__Task requirements__.
Copy all the data exactly, except the pictures.

━━━━━━━━━━━━━━━━━━━━━━━━━━━━━━

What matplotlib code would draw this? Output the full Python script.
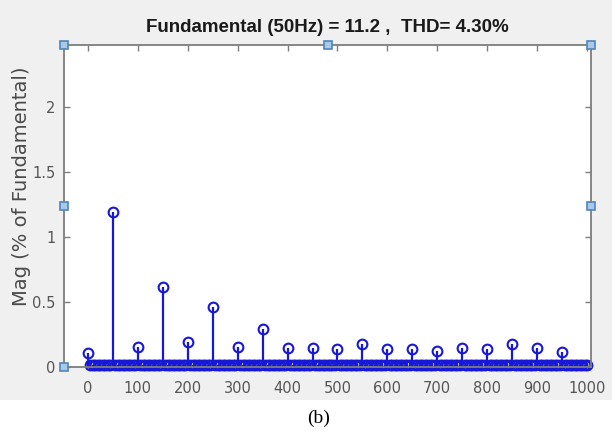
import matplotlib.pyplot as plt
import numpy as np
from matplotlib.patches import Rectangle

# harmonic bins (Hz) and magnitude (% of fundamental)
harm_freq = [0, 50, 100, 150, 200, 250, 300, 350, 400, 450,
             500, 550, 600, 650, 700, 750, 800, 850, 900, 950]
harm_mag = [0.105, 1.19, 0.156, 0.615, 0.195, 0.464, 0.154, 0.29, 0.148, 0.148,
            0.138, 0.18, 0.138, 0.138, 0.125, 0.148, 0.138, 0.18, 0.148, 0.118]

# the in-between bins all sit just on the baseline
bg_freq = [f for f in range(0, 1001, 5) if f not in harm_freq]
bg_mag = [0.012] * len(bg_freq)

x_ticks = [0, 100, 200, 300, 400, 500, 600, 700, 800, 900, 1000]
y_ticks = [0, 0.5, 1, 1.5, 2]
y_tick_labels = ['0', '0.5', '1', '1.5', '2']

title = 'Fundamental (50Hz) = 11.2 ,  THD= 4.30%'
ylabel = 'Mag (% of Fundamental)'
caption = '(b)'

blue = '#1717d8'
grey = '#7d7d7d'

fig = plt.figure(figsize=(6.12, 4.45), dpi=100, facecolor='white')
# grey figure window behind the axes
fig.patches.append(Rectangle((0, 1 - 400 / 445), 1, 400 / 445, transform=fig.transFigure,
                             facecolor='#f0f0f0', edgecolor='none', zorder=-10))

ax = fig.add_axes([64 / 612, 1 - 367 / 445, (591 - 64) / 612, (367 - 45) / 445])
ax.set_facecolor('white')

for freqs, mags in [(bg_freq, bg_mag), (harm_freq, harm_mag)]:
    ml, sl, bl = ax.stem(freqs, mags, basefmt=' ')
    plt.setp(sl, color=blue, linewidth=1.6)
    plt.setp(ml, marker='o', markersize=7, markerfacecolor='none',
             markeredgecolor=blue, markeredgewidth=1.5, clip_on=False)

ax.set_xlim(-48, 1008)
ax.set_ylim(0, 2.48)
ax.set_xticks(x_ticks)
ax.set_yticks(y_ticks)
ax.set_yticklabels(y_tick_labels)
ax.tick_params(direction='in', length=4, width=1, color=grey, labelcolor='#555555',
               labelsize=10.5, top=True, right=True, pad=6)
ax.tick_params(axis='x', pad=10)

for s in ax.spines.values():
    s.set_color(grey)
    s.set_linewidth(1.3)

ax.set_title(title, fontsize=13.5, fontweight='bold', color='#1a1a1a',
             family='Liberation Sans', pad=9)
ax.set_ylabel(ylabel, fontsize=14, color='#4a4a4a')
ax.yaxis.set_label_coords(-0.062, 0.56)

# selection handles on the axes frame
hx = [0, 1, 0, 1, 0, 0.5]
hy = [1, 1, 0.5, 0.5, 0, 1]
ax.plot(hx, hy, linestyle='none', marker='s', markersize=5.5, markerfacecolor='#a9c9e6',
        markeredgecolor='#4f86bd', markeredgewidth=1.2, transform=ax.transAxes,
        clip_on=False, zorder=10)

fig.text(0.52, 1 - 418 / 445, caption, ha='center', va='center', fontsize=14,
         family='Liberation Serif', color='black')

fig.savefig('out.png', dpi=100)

━━━━━━━━━━━━━━━━━━━━━━━━━━━━━━

__The result__.
What matplotlib code would draw this? Output the full Python script.
import matplotlib.pyplot as plt
import numpy as np
from matplotlib.patches import Rectangle

# harmonic bins (Hz) and magnitude (% of fundamental)
harm_freq = [0, 50, 100, 150, 200, 250, 300, 350, 400, 450,
             500, 550, 600, 650, 700, 750, 800, 850, 900, 950]
harm_mag = [0.105, 1.19, 0.156, 0.615, 0.195, 0.464, 0.154, 0.29, 0.148, 0.148,
            0.138, 0.18, 0.138, 0.138, 0.125, 0.148, 0.138, 0.18, 0.148, 0.118]

# the in-between bins all sit just on the baseline
bg_freq = [f for f in range(0, 1001, 5) if f not in harm_freq]
bg_mag = [0.012] * len(bg_freq)

x_ticks = [0, 100, 200, 300, 400, 500, 600, 700, 800, 900, 1000]
y_ticks = [0, 0.5, 1, 1.5, 2]
y_tick_labels = ['0', '0.5', '1', '1.5', '2']

title = 'Fundamental (50Hz) = 11.2 ,  THD= 4.30%'
ylabel = 'Mag (% of Fundamental)'
caption = '(b)'

blue = '#1717d8'
grey = '#7d7d7d'

fig = plt.figure(figsize=(6.12, 4.45), dpi=100, facecolor='white')
# grey figure window behind the axes
fig.patches.append(Rectangle((0, 1 - 400 / 445), 1, 400 / 445, transform=fig.transFigure,
                             facecolor='#f0f0f0', edgecolor='none', zorder=-10))

ax = fig.add_axes([64 / 612, 1 - 367 / 445, (591 - 64) / 612, (367 - 45) / 445])
ax.set_facecolor('white')

for freqs, mags in [(bg_freq, bg_mag), (harm_freq, harm_mag)]:
    ml, sl, bl = ax.stem(freqs, mags, basefmt=' ')
    plt.setp(sl, color=blue, linewidth=1.6)
    plt.setp(ml, marker='o', markersize=7, markerfacecolor='none',
             markeredgecolor=blue, markeredgewidth=1.5, clip_on=False)

ax.set_xlim(-48, 1008)
ax.set_ylim(0, 2.48)
ax.set_xticks(x_ticks)
ax.set_yticks(y_ticks)
ax.set_yticklabels(y_tick_labels)
ax.tick_params(direction='in', length=4, width=1, color=grey, labelcolor='#555555',
               labelsize=10.5, top=True, right=True, pad=6)
ax.tick_params(axis='x', pad=10)

for s in ax.spines.values():
    s.set_color(grey)
    s.set_linewidth(1.3)

ax.set_title(title, fontsize=13.5, fontweight='bold', color='#1a1a1a',
             family='Liberation Sans', pad=9)
ax.set_ylabel(ylabel, fontsize=14, color='#4a4a4a')
ax.yaxis.set_label_coords(-0.062, 0.56)

# selection handles on the axes frame
hx = [0, 1, 0, 1, 0, 0.5]
hy = [1, 1, 0.5, 0.5, 0, 1]
ax.plot(hx, hy, linestyle='none', marker='s', markersize=5.5, markerfacecolor='#a9c9e6',
        markeredgecolor='#4f86bd', markeredgewidth=1.2, transform=ax.transAxes,
        clip_on=False, zorder=10)

fig.text(0.52, 1 - 418 / 445, caption, ha='center', va='center', fontsize=14,
         family='Liberation Serif', color='black')

fig.savefig('out.png', dpi=100)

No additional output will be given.